Chopstick, what has gone wrong with you ? You played very, very well at Susan's, way better than the average good bear.
I'll never forget that first game of 1-Hole we played. I make the perfect break, have four balls on my side & you are by the rail at the 2nd Diamond. 4 Shots later, my 4 Balls are gone & you have a room full....
I can't believe your play has suffered so much.
Hi Ceebee. I am really enjoying that new model BreakRak. It has attracted some attention down at the pool hall when I pull it out in the afternoons. I have had a few people come over and try it. When they ask how much it cost and I tell them it costs about the same as a break stick. Instead of buying a new break stick I decided to buy a break shot instead.
The time period you mention was the peak of my game. I had reached the limit of what I could accomplish and I could find no way around it. I was stuck. I had a 9 foot Diamond Professional in the living room. I had a regimented practice routine. Four hours a night during the week. Eight to ten hours a day on the weekend. I was working drills from Joe Tuckers material, the Pro Books and a few others. I played 14.1 when I wasn't practicing drills. I could run 60s but that was it. Never any more than that. I was taking lessons from Grady Matthews and Buddy Hall. I was training like an athlete for competition. I destroyed everyone in APA for 2 years as a 9. So I quit APA and played the Seminole Mens Pro Tour down in Florida. It was then I realized, I was never going to win against those guys.
I had done everything I could possibly do and I absolutely could not get any better. The reason was fundamentals. I had gone as far as my stance, alignment and stroke could take me. It was the end of that road and I knew it. So, I quit all competition and began a years long quest to rediscover and rebuild my game from the ground up. I have been practicing alone for years searching for the answer. Never even played a game with anyone for all that time. I did not want to take a chance on slipping back into old habits just to win.
Well, this past year, I found it (or I have convinced myself I have).

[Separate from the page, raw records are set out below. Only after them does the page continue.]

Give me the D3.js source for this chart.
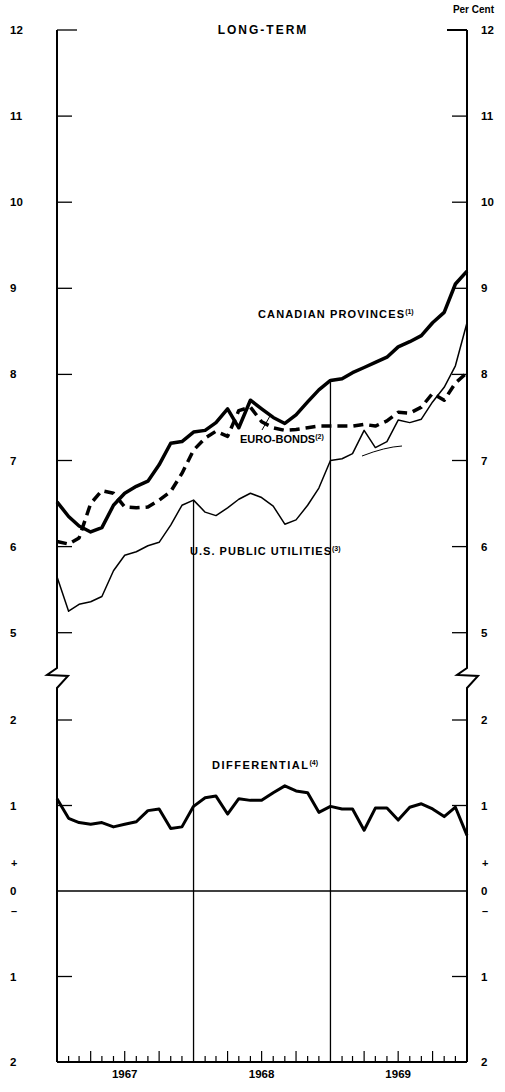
<!DOCTYPE html>
<html>
<head>
<meta charset="utf-8">
<script src="https://cdnjs.cloudflare.com/ajax/libs/d3/7.8.5/d3.min.js"></script>
<style>
  body { margin: 0; background: #fff; }
  text { font-family: "Liberation Sans", Arial, sans-serif; font-weight: bold; fill: #000; }
</style>
</head>
<body>
<div id="vis"></div>
<script>
const W = 505, H = 1092;
const x0 = 57, x1 = 467;

// monthly observations, Jan 1967 .. Jan 1970
const months = d3.timeMonth.range(new Date(1967, 0, 1), new Date(1970, 0, 2));

const canadian = [6.52, 6.35, 6.24, 6.17, 6.22, 6.48, 6.62, 6.70, 6.76, 6.95, 7.20, 7.22,
  7.33, 7.35, 7.44, 7.60, 7.38, 7.70, 7.60, 7.50, 7.43, 7.53, 7.68, 7.82,
  7.93, 7.95, 8.02, 8.08, 8.14, 8.20, 8.32, 8.38, 8.45, 8.60, 8.72, 9.05, 9.20];
const euroBonds = [6.06, 6.03, 6.10, 6.50, 6.65, 6.62, 6.46, 6.45, 6.46, 6.54, 6.64, 6.85,
  7.12, 7.26, 7.34, 7.28, 7.58, 7.62, 7.45, 7.38, 7.35, 7.36, 7.38, 7.40,
  7.40, 7.40, 7.40, 7.42, 7.40, 7.46, 7.56, 7.55, 7.62, 7.78, 7.70, 7.90, 8.02];
const usUtilities = [5.65, 5.25, 5.33, 5.36, 5.42, 5.72, 5.90, 5.94, 6.01, 6.05, 6.25, 6.48,
  6.54, 6.40, 6.36, 6.45, 6.55, 6.62, 6.57, 6.47, 6.26, 6.31, 6.48, 6.68,
  7.00, 7.02, 7.08, 7.35, 7.15, 7.22, 7.47, 7.44, 7.48, 7.68, 7.85, 8.10, 8.60];
const differential = [1.08, 0.85, 0.80, 0.78, 0.80, 0.75, 0.78, 0.81, 0.94, 0.96, 0.73, 0.75,
  0.99, 1.09, 1.11, 0.90, 1.08, 1.06, 1.06, 1.15, 1.23, 1.17, 1.15, 0.92,
  0.99, 0.96, 0.96, 0.71, 0.97, 0.97, 0.83, 0.98, 1.02, 0.96, 0.87, 0.98, 0.65];

const upperTicks = [5, 6, 7, 8, 9, 10, 11, 12];
const lowerTicks = [-2, -1, 0, 1, 2];
const years = [1967, 1968, 1969];
// year dividers start at these values on the upper scale
const dividerDates = [new Date(1968, 0, 1), new Date(1969, 0, 1)];
const dividerTops = [6.54, 7.93];

const svg = d3.select('#vis').append('svg')
  .attr('width', W).attr('height', H);

const x = d3.scaleTime().domain([new Date(1967, 0, 1), new Date(1970, 0, 1)]).range([x0, x1]);
const yU = d3.scaleLinear().domain([5, 12]).range([632.7, 30]);
const yL = d3.scaleLinear().domain([-2, 2]).range([1062, 720]);

// axes with break zigzags
function axisPath(ax) {
  const p = d3.path();
  p.moveTo(ax, yU(12));
  p.lineTo(ax, 668);
  p.lineTo(ax - 10, 675);
  p.lineTo(ax + 11, 676);
  p.lineTo(ax, 688);
  p.lineTo(ax, yL(-2));
  return p.toString();
}
[x0, x1].forEach(ax => {
  svg.append('path').attr('d', axisPath(ax))
    .attr('fill', 'none').attr('stroke', '#000').attr('stroke-width', 2);
});

// bottom axis
svg.append('line').attr('x1', x0).attr('x2', x1)
  .attr('y1', yL(-2)).attr('y2', yL(-2))
  .attr('stroke', '#000').attr('stroke-width', 2);

const monthTicks = d3.timeMonth.range(new Date(1967, 1, 1), new Date(1970, 0, 1));
svg.selectAll('.mtick').data(monthTicks).enter().append('line')
  .attr('class', 'mtick')
  .attr('x1', d => x(d)).attr('x2', d => x(d))
  .attr('y1', yL(-2))
  .attr('y2', d => yL(-2) - (d.getMonth() === 0 ? 0 : (d.getMonth() % 3 === 0 ? 11 : 6)))
  .attr('stroke', '#000').attr('stroke-width', 1.2);

// y ticks and labels
const tickLen = 15;
upperTicks.forEach(v => {
  svg.append('line').attr('x1', x0).attr('x2', x0 + tickLen + (v === 12 ? 5 : 0))
    .attr('y1', yU(v)).attr('y2', yU(v)).attr('stroke', '#000').attr('stroke-width', 1.3);
  svg.append('line').attr('x1', x1 - tickLen - (v === 12 ? 5 : 0)).attr('x2', x1)
    .attr('y1', yU(v)).attr('y2', yU(v)).attr('stroke', '#000').attr('stroke-width', v === 12 ? 2 : 1.3);
  svg.append('text').attr('x', 10).attr('y', yU(v) + 4).attr('font-size', 11.5).text(v);
  svg.append('text').attr('x', 481).attr('y', yU(v) + 4).attr('font-size', 11.5).text(v);
});
lowerTicks.forEach(v => {
  if (v !== 0 && v !== -2) {
    svg.append('line').attr('x1', x0).attr('x2', x0 + tickLen)
      .attr('y1', yL(v)).attr('y2', yL(v)).attr('stroke', '#000').attr('stroke-width', 1.3);
    svg.append('line').attr('x1', x1 - tickLen).attr('x2', x1)
      .attr('y1', yL(v)).attr('y2', yL(v)).attr('stroke', '#000').attr('stroke-width', 1.3);
  }
  svg.append('text').attr('x', 10).attr('y', yL(v) + 4).attr('font-size', 11.5).text(Math.abs(v));
  svg.append('text').attr('x', 481).attr('y', yL(v) + 4).attr('font-size', 11.5).text(Math.abs(v));
});
[10, 481].forEach(px => {
  svg.append('text').attr('x', px + 1).attr('y', yL(0) - 24).attr('font-size', 11).text('+');
  svg.append('text').attr('x', px + 1).attr('y', yL(0) + 24).attr('font-size', 11).text('\u2013');
});

// zero line
svg.append('line').attr('x1', x0).attr('x2', x1)
  .attr('y1', yL(0)).attr('y2', yL(0)).attr('stroke', '#000').attr('stroke-width', 1.5);

// year dividers
dividerDates.forEach((d, i) => {
  svg.append('line').attr('x1', x(d)).attr('x2', x(d))
    .attr('y1', yU(dividerTops[i])).attr('y2', yL(-2))
    .attr('stroke', '#000').attr('stroke-width', 1.3);
});

// year labels
svg.selectAll('.year').data(years).enter().append('text')
  .attr('class', 'year')
  .attr('x', d => x(new Date(d, 6, 1)))
  .attr('y', 1078).attr('text-anchor', 'middle').attr('font-size', 11.5)
  .text(d => d);

// series
const lineU = d3.line().x((d, i) => x(months[i])).y(d => yU(d));
const lineL = d3.line().x((d, i) => x(months[i])).y(d => yL(d));

svg.append('path').attr('d', lineU(usUtilities))
  .attr('fill', 'none').attr('stroke', '#000').attr('stroke-width', 1.5)
  .attr('stroke-linejoin', 'round');
svg.append('path').attr('d', lineU(euroBonds))
  .attr('fill', 'none').attr('stroke', '#000').attr('stroke-width', 3.5)
  .attr('stroke-dasharray', '10,6').attr('stroke-linejoin', 'round');
svg.append('path').attr('d', lineU(canadian))
  .attr('fill', 'none').attr('stroke', '#000').attr('stroke-width', 3.5)
  .attr('stroke-linejoin', 'round');
svg.append('path').attr('d', lineL(differential))
  .attr('fill', 'none').attr('stroke', '#000').attr('stroke-width', 3)
  .attr('stroke-linejoin', 'round');

// leader line for euro-bonds
svg.append('line').attr('x1', 262).attr('y1', 430).attr('x2', 270).attr('y2', 416)
  .attr('stroke', '#000').attr('stroke-width', 1);
// small pen stroke under the 1969 lines
svg.append('path').attr('d', 'M362,456 Q385,447 402,446')
  .attr('fill', 'none').attr('stroke', '#000').attr('stroke-width', 1);

// labels
function label(txt, sup, lx, ly, len) {
  const t = svg.append('text').attr('x', lx).attr('y', ly).attr('font-size', 11);
  const s = t.append('tspan').text(txt);
  if (len) s.attr('textLength', len).attr('lengthAdjust', 'spacing');
  t.append('tspan').attr('font-size', 7).attr('dy', -4).text(sup);
}
label('CANADIAN PROVINCES', '(1)', 258, 318, 146);
label('EURO-BONDS', '(2)', 240, 443, null);
label('U.S. PUBLIC UTILITIES', '(3)', 190, 555, 141);
label('DIFFERENTIAL', '(4)', 212, 769, 96);

svg.append('text').attr('x', 263).attr('y', 34).attr('text-anchor', 'middle')
  .attr('font-size', 12).attr('letter-spacing', 2).text('LONG-TERM');
svg.append('text').attr('x', 494).attr('y', 13).attr('text-anchor', 'end')
  .attr('font-size', 10).text('Per Cent');
</script>
</body>
</html>
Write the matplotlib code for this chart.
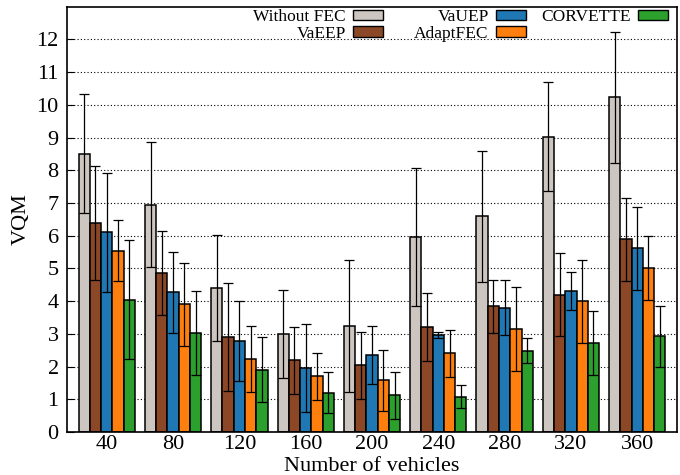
import matplotlib
matplotlib.use("Agg")
import matplotlib.pyplot as plt
from matplotlib.patches import Patch
import numpy as np

categories = ["40", "80", "120", "160", "200", "240", "280", "320", "360"]
series_names = ["Without FEC", "VaEEP", "VaUEP", "AdaptFEC", "CORVETTE"]

without_fec = [8.50, 6.95, 4.40, 3.00, 3.25, 5.96, 6.60, 9.03, 10.23]
without_fec_err = [1.82, 1.92, 1.63, 1.35, 2.02, 2.10, 2.00, 1.66, 2.01]
vaeep = [6.40, 4.85, 2.89, 2.19, 2.04, 3.22, 3.84, 4.20, 5.89]
vaeep_err = [1.74, 1.28, 1.65, 1.02, 1.03, 1.04, 0.82, 1.27, 1.27]
vauep = [6.10, 4.27, 2.77, 1.95, 2.35, 2.96, 3.80, 4.31, 5.61]
vauep_err = [1.83, 1.24, 1.22, 1.34, 0.88, 0.10, 0.85, 0.57, 1.28]
adaptfec = [5.54, 3.90, 2.23, 1.70, 1.58, 2.40, 3.14, 3.99, 5.00]
adaptfec_err = [0.93, 1.28, 1.02, 0.73, 0.93, 0.73, 1.29, 1.28, 0.98]
corvette = [4.05, 3.03, 1.91, 1.20, 1.12, 1.08, 2.49, 2.71, 2.92]
corvette_err = [1.83, 1.29, 0.98, 0.63, 0.72, 0.36, 0.37, 0.98, 0.94]

colors = ["#cdc5bf", "#8b4726", "#1f77b4", "#ff7f0e", "#2ca02c"]

plt.rcParams["font.family"] = ["Liberation Serif", "DejaVu Serif"]

W, H = 680, 475
fig = plt.figure(figsize=(6.8, 4.75), dpi=100)
ax = fig.add_axes([0.0985, 0.0905, 0.8971, 0.8954])

values = [without_fec, vaeep, vauep, adaptfec, corvette]
errors = [without_fec_err, vaeep_err, vauep_err, adaptfec_err, corvette_err]
x = np.arange(len(categories))
w = 0.17
for i, (vals, errs, c, name) in enumerate(zip(values, errors, colors, series_names)):
    pos = x + (i - 2) * w
    ax.bar(pos, vals, width=w, color=c, edgecolor="black", linewidth=1.1,
           label=name, zorder=2)
    ax.errorbar(pos, vals, yerr=errs, fmt="none", ecolor="black",
                elinewidth=0.9, capsize=3.8, capthick=0.9, zorder=3)

ax.set_xlim(-0.6, 8.6)
ax.set_ylim(0, 13)
ax.set_yticks(range(0, 13))
ax.set_xticks(x)
ax.set_xticklabels(categories)
ax.tick_params(axis="y", direction="in", length=5, labelsize=16, pad=6)
ax.tick_params(axis="x", length=0, labelsize=16, pad=2)
for yv in range(1, 13):
    ax.axhline(yv, color="black", linestyle=(0, (1, 2)), linewidth=0.8, zorder=1)
for s in ax.spines.values():
    s.set_linewidth(1.2)

ax.set_ylabel("VQM", fontsize=16, labelpad=4)
ax.set_xlabel("Number of vehicles", fontsize=16, labelpad=2.5)

# legend in three columns (gnuplot style: label left of sample)
handles = [Patch(facecolor=c, edgecolor="black", linewidth=1.0) for c in colors]
columns = [[0, 1], [2, 3], [4]]
col_right_px = [383, 526, 668]
for idxs, xr in zip(columns, col_right_px):
    leg = fig.legend([handles[k] for k in idxs], [series_names[k] for k in idxs],
                     loc="upper right", bbox_to_anchor=(xr / W, 1 - 9 / H),
                     frameon=False, markerfirst=False, fontsize=12.5,
                     handlelength=1.7, handleheight=0.55, handletextpad=0.45,
                     labelspacing=0.05, borderpad=0, borderaxespad=0)

fig.savefig("out.png", dpi=100)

I have managed to move my swing/stroke plane around until my stick is now centered perfectly in my visual field. It is like looking through a pilots heads up display. Wherever I look there is a target line right down the center and that line is my cue. My back hand feels like it is directly behind the back of my head. It is also effortless and repeatable.
Next I went to work refining the impurities out of my stroke. Those tiny variances from shot to shot that add up to inconsistency. I begin each practice session by lining up the cue ball diamond to diamond the length of the table. I strike the cue ball and leave my tip in the finish position. The goal is to have the cue ball come back and strike my tip dead center. I will repeat this shot until it does. If it does not then that is the only shot I will work on that day. If I cannot strike the cue ball accurately to begin with then anything I would practice after that has no value because it is not repeatable.
Next I practice precise application of english in half diamond resolutions. Shoot the cue ball straight to a diamond and have it come back a half diamond over. Then a full diamond, a diamond and a half and so on. To the right and left side. I begin every practice day with this routine. Now, aiming at an object ball is like shooting a rifle. I just have to look at the ball and I drill the center of the pocket. I have also gained the ability to spin the bejesus out of the ball. I can cue the ball so far over that part of my tip is hanging off the edge of the cueball. I still hit the ball solid and I can make object balls accurately doing that. Spin shots I never dreamed of before have become routine. Buddy Hall once told me that I had to learn to use the whole cue ball instead of staying near the center all the time. Well, now I know what he was talking about.
As a result of the above changes I lost all my ability to sense position play. The ball doesn't move the same way it used to. I am having unintended collisions all over the place. To make things worse, the patterns I select are just wrong. I look back and wonder why I was going that way when this way would have been simpler.
I have an idea. There is a guy in town that teaches 3 cushion billiards and there is a table in a pool room across town. I just gave him a call and I am going to meet him Monday. I am going to try and become a cue ball moving freak.